> [SUPPLIED DATA]:
- - - - -
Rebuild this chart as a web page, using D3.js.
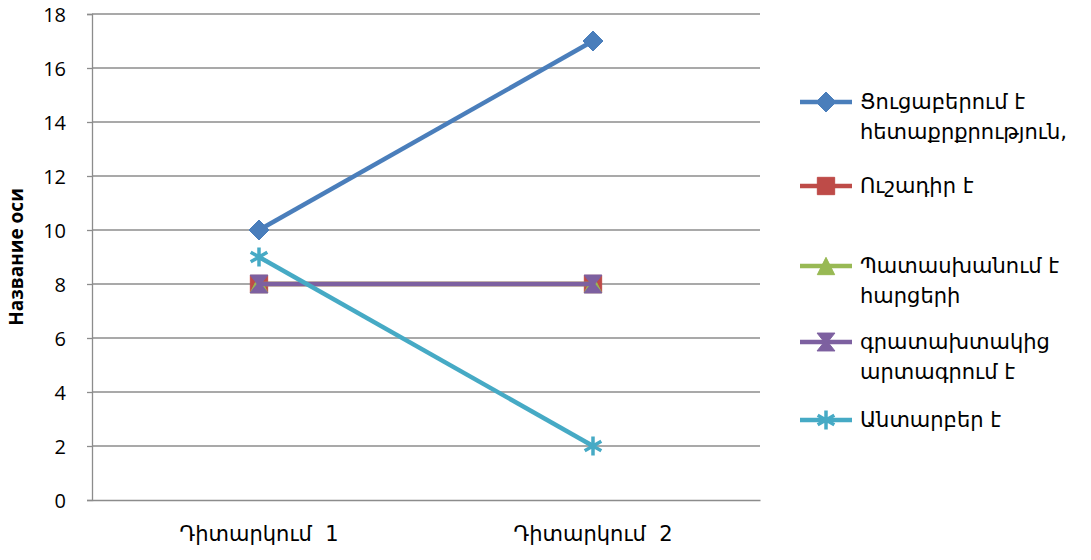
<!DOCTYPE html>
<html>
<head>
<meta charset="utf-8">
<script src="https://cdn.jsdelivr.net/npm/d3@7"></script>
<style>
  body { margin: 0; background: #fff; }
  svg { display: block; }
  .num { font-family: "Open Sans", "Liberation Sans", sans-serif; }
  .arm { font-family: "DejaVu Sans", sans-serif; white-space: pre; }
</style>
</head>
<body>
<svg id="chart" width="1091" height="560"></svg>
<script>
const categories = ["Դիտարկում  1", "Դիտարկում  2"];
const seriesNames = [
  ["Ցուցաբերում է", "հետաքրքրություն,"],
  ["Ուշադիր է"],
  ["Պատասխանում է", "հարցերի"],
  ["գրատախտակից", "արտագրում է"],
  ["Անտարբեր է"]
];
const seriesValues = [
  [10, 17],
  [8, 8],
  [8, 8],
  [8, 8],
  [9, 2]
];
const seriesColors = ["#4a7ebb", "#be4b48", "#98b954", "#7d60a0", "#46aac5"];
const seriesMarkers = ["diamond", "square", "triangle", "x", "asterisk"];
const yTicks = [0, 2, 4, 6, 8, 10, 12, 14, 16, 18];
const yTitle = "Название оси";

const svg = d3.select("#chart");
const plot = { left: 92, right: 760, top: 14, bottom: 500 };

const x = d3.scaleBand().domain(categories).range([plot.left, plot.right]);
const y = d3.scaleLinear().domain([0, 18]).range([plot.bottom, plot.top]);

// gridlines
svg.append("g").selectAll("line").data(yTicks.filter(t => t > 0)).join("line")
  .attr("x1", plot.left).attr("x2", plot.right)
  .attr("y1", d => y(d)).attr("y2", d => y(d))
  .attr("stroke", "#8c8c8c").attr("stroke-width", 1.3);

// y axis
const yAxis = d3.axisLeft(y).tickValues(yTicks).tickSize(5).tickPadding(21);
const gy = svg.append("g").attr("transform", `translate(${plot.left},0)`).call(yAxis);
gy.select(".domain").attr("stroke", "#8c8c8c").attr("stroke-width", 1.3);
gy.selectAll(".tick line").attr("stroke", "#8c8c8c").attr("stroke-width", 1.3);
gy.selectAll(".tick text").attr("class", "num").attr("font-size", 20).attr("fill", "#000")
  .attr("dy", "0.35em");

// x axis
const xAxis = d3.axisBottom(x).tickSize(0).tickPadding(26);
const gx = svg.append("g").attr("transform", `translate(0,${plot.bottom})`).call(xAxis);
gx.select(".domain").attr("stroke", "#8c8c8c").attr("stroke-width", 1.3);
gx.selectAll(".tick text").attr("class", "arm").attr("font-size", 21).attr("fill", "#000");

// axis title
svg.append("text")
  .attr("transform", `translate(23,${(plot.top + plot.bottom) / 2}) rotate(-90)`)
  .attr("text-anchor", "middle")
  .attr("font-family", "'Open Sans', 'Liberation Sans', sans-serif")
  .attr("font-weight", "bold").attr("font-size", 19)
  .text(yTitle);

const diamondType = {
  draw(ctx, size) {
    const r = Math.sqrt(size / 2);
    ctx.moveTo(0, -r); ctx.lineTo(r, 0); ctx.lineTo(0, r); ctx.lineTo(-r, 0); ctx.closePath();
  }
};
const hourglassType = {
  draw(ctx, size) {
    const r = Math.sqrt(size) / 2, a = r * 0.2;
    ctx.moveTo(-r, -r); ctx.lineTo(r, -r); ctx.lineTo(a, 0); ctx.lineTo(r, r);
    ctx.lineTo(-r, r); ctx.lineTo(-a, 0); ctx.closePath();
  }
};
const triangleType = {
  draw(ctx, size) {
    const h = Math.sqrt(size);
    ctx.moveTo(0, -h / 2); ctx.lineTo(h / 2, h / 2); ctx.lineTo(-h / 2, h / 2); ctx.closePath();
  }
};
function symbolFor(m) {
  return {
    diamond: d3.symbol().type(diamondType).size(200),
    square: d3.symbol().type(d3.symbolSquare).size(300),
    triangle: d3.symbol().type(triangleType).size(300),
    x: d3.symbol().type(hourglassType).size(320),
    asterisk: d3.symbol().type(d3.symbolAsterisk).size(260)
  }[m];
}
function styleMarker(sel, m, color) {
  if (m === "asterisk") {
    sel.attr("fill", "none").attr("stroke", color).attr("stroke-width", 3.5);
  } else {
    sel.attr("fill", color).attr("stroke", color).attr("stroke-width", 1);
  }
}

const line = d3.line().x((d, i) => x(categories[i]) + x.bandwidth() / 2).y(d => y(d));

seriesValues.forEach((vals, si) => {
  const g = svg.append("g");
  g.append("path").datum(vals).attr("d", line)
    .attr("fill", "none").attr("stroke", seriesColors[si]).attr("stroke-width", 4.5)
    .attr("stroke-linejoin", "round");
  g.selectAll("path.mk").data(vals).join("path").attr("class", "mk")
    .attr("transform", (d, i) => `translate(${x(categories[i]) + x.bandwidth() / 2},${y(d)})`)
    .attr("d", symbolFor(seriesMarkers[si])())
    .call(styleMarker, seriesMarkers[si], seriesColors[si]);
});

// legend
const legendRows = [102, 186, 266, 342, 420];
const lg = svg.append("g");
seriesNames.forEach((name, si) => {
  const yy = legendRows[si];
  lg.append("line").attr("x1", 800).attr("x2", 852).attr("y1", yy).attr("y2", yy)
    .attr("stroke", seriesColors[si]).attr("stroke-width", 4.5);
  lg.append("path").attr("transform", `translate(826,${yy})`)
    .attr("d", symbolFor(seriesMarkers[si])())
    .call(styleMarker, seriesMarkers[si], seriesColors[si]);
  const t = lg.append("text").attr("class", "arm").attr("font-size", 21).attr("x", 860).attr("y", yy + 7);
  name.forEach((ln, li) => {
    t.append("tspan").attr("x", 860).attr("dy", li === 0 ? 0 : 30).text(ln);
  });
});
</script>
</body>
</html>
- - - - -
> [WRITTEN TASK]: From the listing above, pick out each line where the word "chart" appears.

> [TASK RESULT]:
Rebuild this chart as a web page, using D3.js.
<svg id="chart" width="1091" height="560"></svg>
const svg = d3.select("#chart");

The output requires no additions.